You're right, I forgot the most obvious answer to it all: People suck.
REWQ's Avatar - Comment posted on 02/08/2012 23:17
REWQ
But piracy = / = stealing. Piracy = breaking copyright laws, which is fine by me. The idea of a copyright-- the idea that anybody ever can OWN art (and thusly has a say on whether or not other people can use it) -- is anti-thetical to free-speech. And yet, America throws people in jail for this shit. And the only real reason why copyrights are so socially accepted is that people have become complacent with them, and the artists with notoriety who entertain people have an incentive to support copyrights in their art because it makes their money safer. I actually don't pirate (just out of virtue that I want to monetarily support the people who make my games) but that doesn't give me a right to prosecute those who don't pay up.

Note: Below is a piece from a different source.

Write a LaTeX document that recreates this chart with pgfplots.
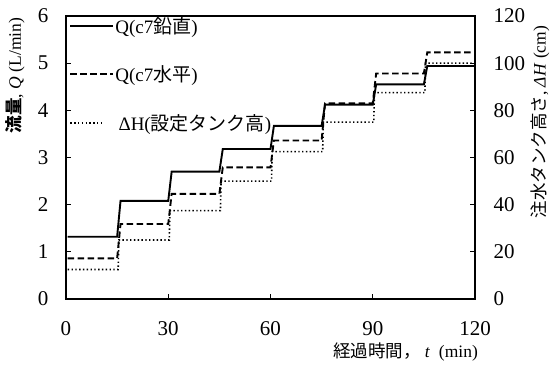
\documentclass[border=0pt]{standalone}
\usepackage{pgfplots}
\pgfplotsset{compat=1.18}
\usepackage{fontspec}
\setmainfont{Liberation Serif}
\newfontfamily\jp{Noto Sans CJK JP}

\pgfplotsset{
  common/.style={
    width=409pt, height=283pt, scale only axis,
    xmin=0, xmax=120,
    axis line style={line width=1.8pt},
    tick style={line width=1.3pt, black},
    major tick length=5pt,
    tick align=inside,
    /pgf/number format/assume math mode=true,
    tick label style={font=\fontsize{21}{24}\selectfont},
    label style={font=\fontsize{17.5}{20}\selectfont},
  },
  qsolid/.style={black, line width=1.9pt},
  qdash/.style={black, line width=1.9pt, dash pattern=on 6.5pt off 3.5pt},
  hdot/.style={black, line width=1.6pt, dash pattern=on 1.4pt off 2.4pt},
  shortleg/.style={legend image code/.code={\draw[##1] (0pt,0pt) -- (33pt,0pt);}},
}

\begin{document}
\begin{tikzpicture}
\begin{axis}[common,
  ymin=0, ymax=6, ytick={0,1,...,6},
  xtick={0,30,...,120},
  xtick pos=bottom, ytick pos=left,
  xticklabel style={yshift=-19pt},
  yticklabel style={xshift=-14pt},
  xlabel={{\jp 経過時間，}\ \textit{t}\ \ (min)},
  xlabel style={at={(axis description cs:0.83,-0.187)}, anchor=center},
  ylabel={{\jp\bfseries 流量}, \textit{Q} (L/min)},
  ylabel style={at={(axis description cs:-0.124,0.79)}, anchor=center, rotate=0},
  legend cell align=left,
  legend style={draw=none, fill=none, font=\fontsize{19}{22}\selectfont,
    at={(axis description cs:0.008,1.0)}, anchor=north west,
    row sep=29pt, inner sep=0pt,
    nodes={inner sep=1pt}},
  legend image code/.code={\draw[#1] (0pt,0pt) -- (43pt,0pt);},
]
% flow rate, vertical orientation
\addplot[qsolid] coordinates {
  (0.5,1.32) (15,1.32) (16,2.08) (30,2.08) (31,2.70) (45,2.70)
  (46,3.18) (60,3.18) (61,3.67) (75,3.67) (76,4.12) (90,4.12)
  (91,4.55) (105,4.55) (106,4.94) (120,4.94)};
\addlegendentry{Q(c7{\jp 鉛直})}
% flow rate, horizontal orientation
\addplot[qdash] coordinates {
  (0.5,0.86) (15,0.86) (16,1.59) (30,1.59) (31,2.23) (45,2.23)
  (46,2.79) (60,2.79) (61,3.36) (75,3.36) (76,4.15) (90,4.15)
  (91,4.78) (105,4.78) (106,5.23) (119.5,5.23)};
\addlegendentry{Q(c7{\jp 水平})}
\addlegendimage{hdot, shortleg}
\addlegendentry{\,ΔH({\jp 設定タンク高})}
\end{axis}

\begin{axis}[common,
  ymin=0, ymax=120, ytick={0,20,...,120},
  axis y line*=right, axis x line=none,
  yticklabel style={xshift=15pt},
  ylabel={{\jp 注水タンク高さ}, \textit{ΔH} (cm)},
  ylabel style={at={(axis description cs:1.159,0.625)}, anchor=center, rotate=0},
]
% tank head setting
\addplot[hdot] coordinates {
  (0.5,12.5) (15.3,12.5) (15.5,25) (30.3,25) (30.5,37.5) (45.3,37.5)
  (45.5,50) (60.3,50) (60.5,62.5) (75.3,62.5) (75.5,75) (90.3,75)
  (90.5,87.5) (105.3,87.5) (105.5,100) (120,100)};
\end{axis}
\path (-66pt,-66pt) rectangle (489pt,299pt);
\end{tikzpicture}
\end{document}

shiguaman's Avatar - Comment posted on 03/11/2012 08:10
shiguaman
IT is very easy why people pirate. ECONOMICS. everything is trade-offs. everybody has self interest. the game developers want to make as much cash as possible. the consumers want to get as much as possible, while sacrificing as little as possible. a 2 dollar worth disk with some files and info on it is definitely not worth 60 dollars in most peoples' eyes. those who don't feel it necessary to pay 60 dollars for a few files then resort to pirating. most would be very willing to pay 30-40 for a game, but that option is not available, so the opportunity cost (next best choice) of this situation would be to pay nothing.